Another approach involves developing a service model for products that have traditionally been purchased and then thrown away. For example, rather than selling its products outright, Atlanta-based carpet manufacturer Interface Inc. leases them to consumers, agreeing to replace worn carpet when necessary and to remove and recycle carpets at the end of their useful life, rather than tossing them into a landfill.
Further out on the cutting edge is an Athens, Georgia–based energy company called Eprida, which has developed a complex process for recycling biomass such as wood chips and agricultural waste. Converting the biomass into charcoal releases hydrogen, which can be sold to make ethanol and biodiesel. Another by-product is ammonia, which can be recombined with the charcoal and waste from power plants to make nitrogen fertilizers whose high carbon content fixes them more completely to the soil, thus reducing runoff. In business terms, the process creates a closed loop for carbon, instead of releasing it into the atmosphere as carbon dioxide.
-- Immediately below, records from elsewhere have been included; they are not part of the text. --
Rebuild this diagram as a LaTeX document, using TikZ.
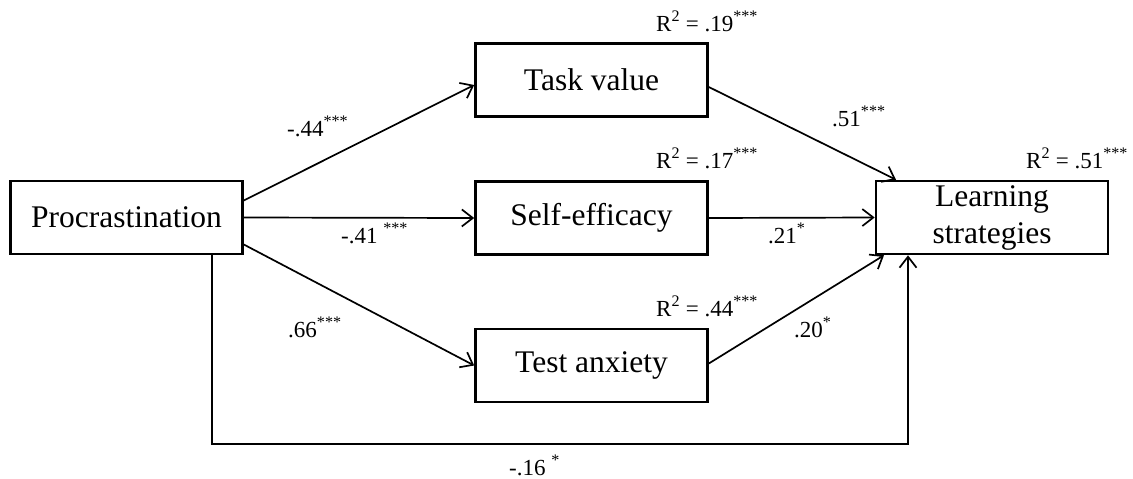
\documentclass[tikz,border=0pt]{standalone}
\usepackage{fontspec}
\setmainfont{Liberation Serif}
\usetikzlibrary{arrows.meta}
\begin{document}
\begin{tikzpicture}[x=1pt,y=-1pt,
  varbox/.style={draw,line width=2.6pt,minimum width=232pt,minimum height=73pt,inner sep=0pt,align=center,font=\fontsize{31.5}{37}\selectfont},
  path/.style={line width=1.7pt,-{Straight Barb[length=11pt,width=17pt,line width=1.7pt]}},
  coef/.style={anchor=base west,inner sep=0pt,font=\fontsize{23}{27}\selectfont}]
\useasboundingbox (0,0) rectangle (1133,479);
\node[varbox] (proc) at (126.5,217.5) {Procrastination};
\node[varbox] (task) at (591.5,80) {Task value};
\node[varbox] (self) at (591.5,218) {Self-efficacy};
\node[varbox] (test) at (591.5,365.5) {Test anxiety};
\node[varbox] (learn) at (992,217.5) {Learning\\strategies};
\coordinate (bot) at (560,444);
\draw[path] ([yshift=17pt]proc.east) -- ([yshift=-5pt]task.west);
\draw[path] (proc.east) -- (self.west);
\draw[path] ([yshift=-27pt]proc.east) -- (test.west);
\draw[path] ([yshift=-7pt]task.east) -- ([xshift=-96pt]learn.north);
\draw[path] (self.east) -- (learn.west);
\draw[path] ([yshift=2pt]test.east) -- ([xshift=-108pt]learn.south);
\draw[path] ([xshift=85.5pt]proc.south) |- (bot) -| ([xshift=-84pt]learn.south);
\node[coef] (c1) at (287,136) {-.44\textsuperscript{***}};
\node[coef] (c2) at (341,243) {-.41 \textsuperscript{***}};
\node[coef] (c3) at (288,337) {.66\textsuperscript{***}};
\node[coef] (c4) at (509,475) {-.16 \textsuperscript{*}};
\node[coef] (r1) at (656,31) {R\textsuperscript{2} = .19\textsuperscript{***}};
\node[coef] (c5) at (832,126) {.51\textsuperscript{***}};
\node[coef] (r2) at (656,168) {R\textsuperscript{2} = .17\textsuperscript{***}};
\node[coef] (r4) at (1026,168) {R\textsuperscript{2} = .51\textsuperscript{***}};
\node[coef] (c6) at (768,243) {.21\textsuperscript{*}};
\node[coef] (r3) at (656,316) {R\textsuperscript{2} = .44\textsuperscript{***}};
\node[coef] (c7) at (794,337) {.20\textsuperscript{*}};
\end{tikzpicture}
\end{document}
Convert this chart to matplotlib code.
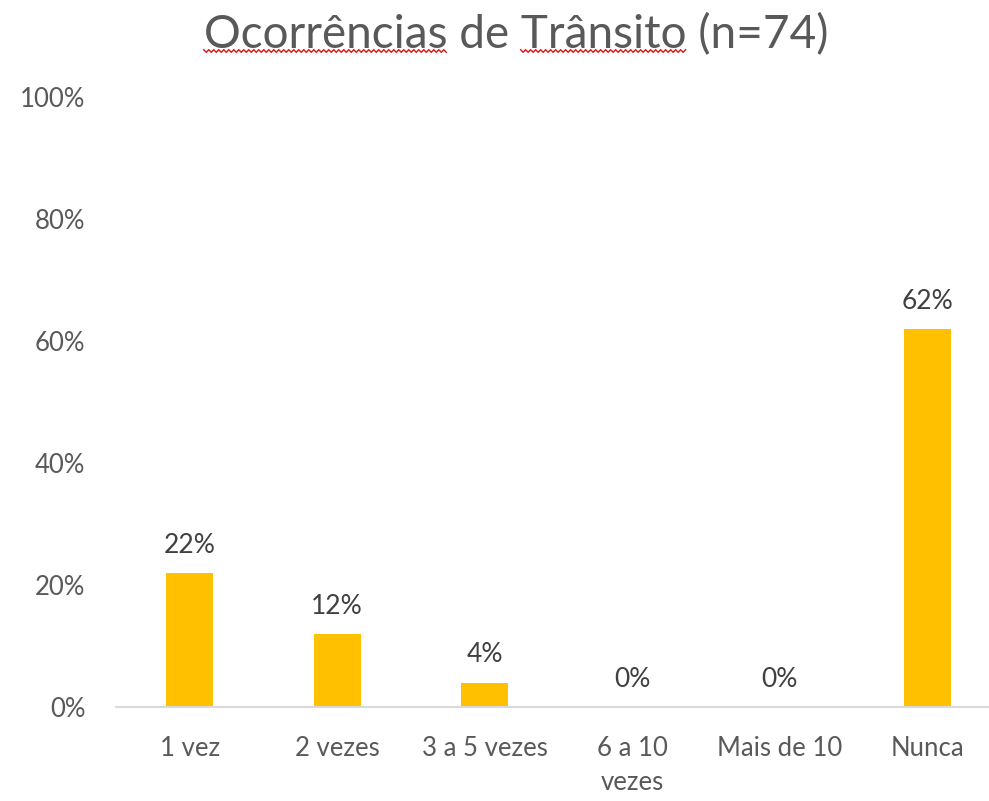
import matplotlib
matplotlib.use("Agg")
import matplotlib.pyplot as plt
import numpy as np
from matplotlib.ticker import PercentFormatter
from matplotlib.lines import Line2D

categories = ["1 vez", "2 vezes", "3 a 5 vezes", "6 a 10\nvezes", "Mais de 10", "Nunca"]
values = [22, 12, 4, 0, 0, 62]
yticks = [0, 20, 40, 60, 80, 100]
title = "Ocorrências de Trânsito (n=74)"
misspelled = ["Ocorrências", "Trânsito"]

plt.rcParams['font.family'] = ['Lato', 'DejaVu Sans']

W, H = 989, 801
fig = plt.figure(figsize=(W / 100, H / 100), dpi=100)
ax = fig.add_axes([116/W, 94/H, 885/W, 610/H])

x = range(len(categories))
ax.bar(x, values, width=0.32, color="#FFC000", zorder=2)
for xi, v in zip(x, values):
    ax.text(xi, v + 2.5, f"{v}%", ha="center", va="bottom", fontsize=19, color="#404040")

ax.set_xlim(-0.5, len(categories) - 0.5)
ax.set_ylim(0, 100)
ax.set_yticks(yticks)
ax.yaxis.set_major_formatter(PercentFormatter(decimals=0))
ax.set_xticks(list(x))
ax.set_xticklabels(categories, linespacing=1.45)
ax.tick_params(axis="both", length=0, labelsize=18.5, colors="#595959")
ax.tick_params(axis="x", pad=21)
ax.tick_params(axis="y", pad=22)
for s in ["top", "right", "left"]:
    ax.spines[s].set_visible(False)
ax.spines["bottom"].set_color("#D9D9D9")
ax.spines["bottom"].set_linewidth(1.5)

tx, ty = 516, 35
t = fig.text(tx / W, 1 - ty / H, title, ha="center", va="center", fontsize=33, color="#595959")

# spell-check style red wavy underline under flagged words
fig.canvas.draw()
r = fig.canvas.get_renderer()
bb = t.get_window_extent(r)
def width_of(s):
    tmp = fig.text(0, 0, s, fontsize=33)
    w = tmp.get_window_extent(r).width
    tmp.remove()
    return w
for word in misspelled:
    i = title.index(word)
    x0 = bb.x0 + width_of(title[:i]) if i > 0 else bb.x0
    x1 = bb.x0 + width_of(title[:i + len(word)])
    xs = np.arange(x0, x1 + 0.1, 2.5)
    yb = H - 51
    ys = yb + np.where(np.arange(len(xs)) % 2 == 0, 1.3, -1.3)
    fig.add_artist(Line2D(xs / W, ys / H, color="#E01010", lw=1.0, transform=fig.transFigure))

fig.savefig("out.png", dpi=100)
The energy required to maintain value loops must not be ignored, however, and to get the most out of this new closed value chain we need to both develop ways to use less energy and perfect more easily renewable sources of energy — hydrogen cells, for instance. And even if value loops can be made energy- and resource-neutral, the question of growth in demand, from both increased population and rising affluence, arises. Answering it means either finding new sources of materials to feed the growing demand or using fewer materials to make finished products. Dubbed “dematerialization,” this has already been taking place for some time: Compare the relatively miniscule set of materials required to make a personal computer today with the components found in an IBM 360 mainframe. Ultimately, for the concept of the value loop to succeed on a global scale, the rate of dematerialization throughout the system must exceed the rate of growth in demand.
Creating interlocking value loops throughout the global economy would be no mean task. It’s not impossible, but it would require significant technological advances, an acceptance of the severity of the environmental problems we face, and the will — on the part of both businesses and consumers — to make the shift from value chains to value loops. And, most of all, a strong business case will have to be made to show that there’s potential profit and long-term success in protecting natural resources. Without the economic incentive, nothing will change.